Data segment:

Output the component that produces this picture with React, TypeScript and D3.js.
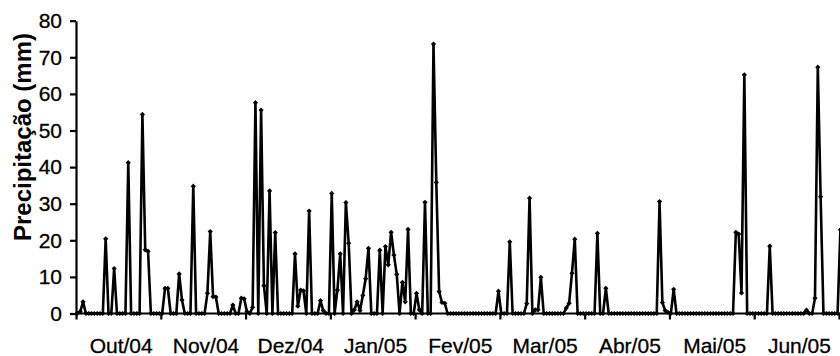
import React, { useEffect, useRef } from 'react';
import * as d3 from 'd3';

// daily precipitation (mm), one value per day starting 1 Oct 2004
const outubro = [0, 0.5, 3.2, 0, 0, 0, 0, 0, 0, 0, 20.4, 0, 0, 12.3, 0, 0, 0, 0, 41.2, 0, 0, 0, 0, 54.4, 17.4, 17, 0, 0, 0, 0, 0];
const novembro = [6.9, 6.9, 0, 0, 0, 10.8, 3.7, 0, 0, 0, 34.8, 0, 0, 0, 0, 5.5, 22.4, 4.6, 4.5, 0, 0, 0, 0, 0, 2.3, 0, 0, 4.2, 4.0, 0.5];
const dezembro = [0, 1.7, 57.6, 0, 55.6, 7.6, 0, 33.5, 0, 22.1, 0, 0, 0, 0, 0, 0, 16.3, 2, 6.4, 6.2, 0, 28, 0, 0, 0, 3.5, 0.8, 0, 0, 32.8, 0];
const janeiro = [6.4, 16.3, 0, 30.3, 19.2, 0, 1, 3.2, 0.8, 4.9, 9.5, 17.8, 0, 0, 0, 17.3, 0, 18.3, 13.3, 22.2, 16, 10.7, 0, 8.5, 3.2, 23, 0, 0, 5.5, 1, 0];
const fevereiro = [30.4, 0, 0, 73.6, 35.8, 6, 3, 2.8, 0, 0, 0, 0, 0, 0, 0, 0, 0, 0, 0, 0, 0, 0, 0, 0, 0, 0, 6.1, 0];
const marco = [0, 0, 19.6, 0, 0, 0, 0, 0, 2.7, 31.5, 0, 1, 1, 9.9, 0, 0, 0, 0, 0, 0, 0, 0, 1.5, 2.8, 11, 20.3, 0, 0, 0, 0, 0];
const abril = [0, 0, 21.9, 0, 0, 6.9, 0, 0, 0, 0, 0, 0, 0, 0, 0, 0, 0, 0, 0, 0, 0, 0, 0, 0, 30.6, 3, 0.8, 0.3, 0, 6.6];
const maio = [0, 0, 0, 0, 0, 0, 0, 0, 0, 0, 0, 0, 0, 0, 0, 0, 0, 0, 0, 0, 0, 22.2, 21.7, 5.6, 65.2, 0, 0, 0, 0, 0, 0];
const junho = [0, 0, 18.4, 0, 0, 0, 0, 0, 0, 0, 0, 0, 0, 0, 0, 0.9, 0, 0, 4.2, 67.3, 31.9, 0, 0, 0, 0, 0, 0, 22.9];

const monthLabels = ['Out/04', 'Nov/04', 'Dez/04', 'Jan/05', 'Fev/05', 'Mar/05', 'Abr/05', 'Mai/05', 'Jun/05'];
const yTicks = [0, 10, 20, 30, 40, 50, 60, 70, 80];

const FONT = '"Liberation Sans", Arial, sans-serif';

export default function App() {
  const ref = useRef<SVGSVGElement>(null);

  useEffect(() => {
    const svg = d3.select(ref.current);
    svg.selectAll('*').remove();

    const rain = [...outubro, ...novembro, ...dezembro, ...janeiro, ...fevereiro, ...marco, ...abril, ...maio, ...junho];
    const step = 30; // tick every 30 days

    const x = d3.scaleLinear().domain([0, 270]).range([76, 839]);
    const y = d3.scaleLinear().domain([0, 80]).range([313.5, 20.7]);

    // y axis
    const yAxis = svg.append('g')
      .attr('transform', `translate(${x(0)},0)`)
      .call(d3.axisLeft(y).tickValues(yTicks).tickSize(6).tickSizeOuter(0).tickPadding(8));
    yAxis.select('.domain').attr('stroke', '#000').attr('stroke-width', 2.2);
    yAxis.selectAll('.tick line').attr('stroke', '#000').attr('stroke-width', 2.2);
    yAxis.selectAll('.tick text')
      .attr('font-family', FONT)
      .attr('font-size', 21)
      .attr('fill', '#000')
      .attr('stroke', '#000')
      .attr('stroke-width', 0.3);

    // x axis ticks
    const xTicks = d3.range(0, 271, step);
    const xAxis = svg.append('g')
      .attr('transform', `translate(0,${y(0)})`)
      .call(d3.axisBottom(x).tickValues(xTicks).tickSize(6).tickSizeOuter(0).tickFormat(() => ''));
    xAxis.select('.domain').remove();
    xAxis.selectAll('.tick line').attr('stroke', '#000').attr('stroke-width', 2.2);
    svg.append('line')
      .attr('x1', x(0) - 1).attr('x2', 842)
      .attr('y1', y(0)).attr('y2', y(0))
      .attr('stroke', '#000').attr('stroke-width', 2.2);

    svg.append('g')
      .selectAll('text')
      .data(monthLabels)
      .enter()
      .append('text')
      .attr('x', (d, i) => x(i * step + 16))
      .attr('y', 353)
      .attr('text-anchor', 'middle')
      .attr('font-family', FONT)
      .attr('font-size', 21)
      .attr('fill', '#000')
      .attr('stroke', '#000')
      .attr('stroke-width', 0.3)
      .text(d => d);

    // y axis title
    svg.append('text')
      .attr('transform', 'translate(31,137) rotate(-90)')
      .attr('text-anchor', 'middle')
      .attr('font-family', FONT)
      .attr('font-size', 24)
      .attr('font-weight', 'bold')
      .attr('fill', '#000')
      .text('Precipitação (mm)');

    // series
    const line = d3.line<number>()
      .x((d, i) => x(i + 0.5))
      .y(d => y(d));

    svg.append('path')
      .datum(rain)
      .attr('fill', 'none')
      .attr('stroke', '#000')
      .attr('stroke-width', 2.6)
      .attr('stroke-linejoin', 'round')
      .attr('d', line);

    svg.append('g')
      .selectAll('path')
      .data(rain)
      .enter()
      .append('path')
      .attr('transform', (d, i) => `translate(${x(i + 0.5)},${y(d)})`)
      .attr('d', 'M0,-2.6L2.6,0L0,2.6L-2.6,0Z')
      .attr('fill', '#000');
  }, []);

  return (
    <svg
      ref={ref}
      width={840}
      height={356}
      style={{ position: 'absolute', left: 0, top: 0, background: '#fff' }}
    />
  );
}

Task: Copy nothing but the lines from the first one in the listing through the line with "import * as d3 from 'd3';", and omit the pictures.

Result below:
Output the component that produces this picture with React, TypeScript and D3.js.
import React, { useEffect, useRef } from 'react';
import * as d3 from 'd3';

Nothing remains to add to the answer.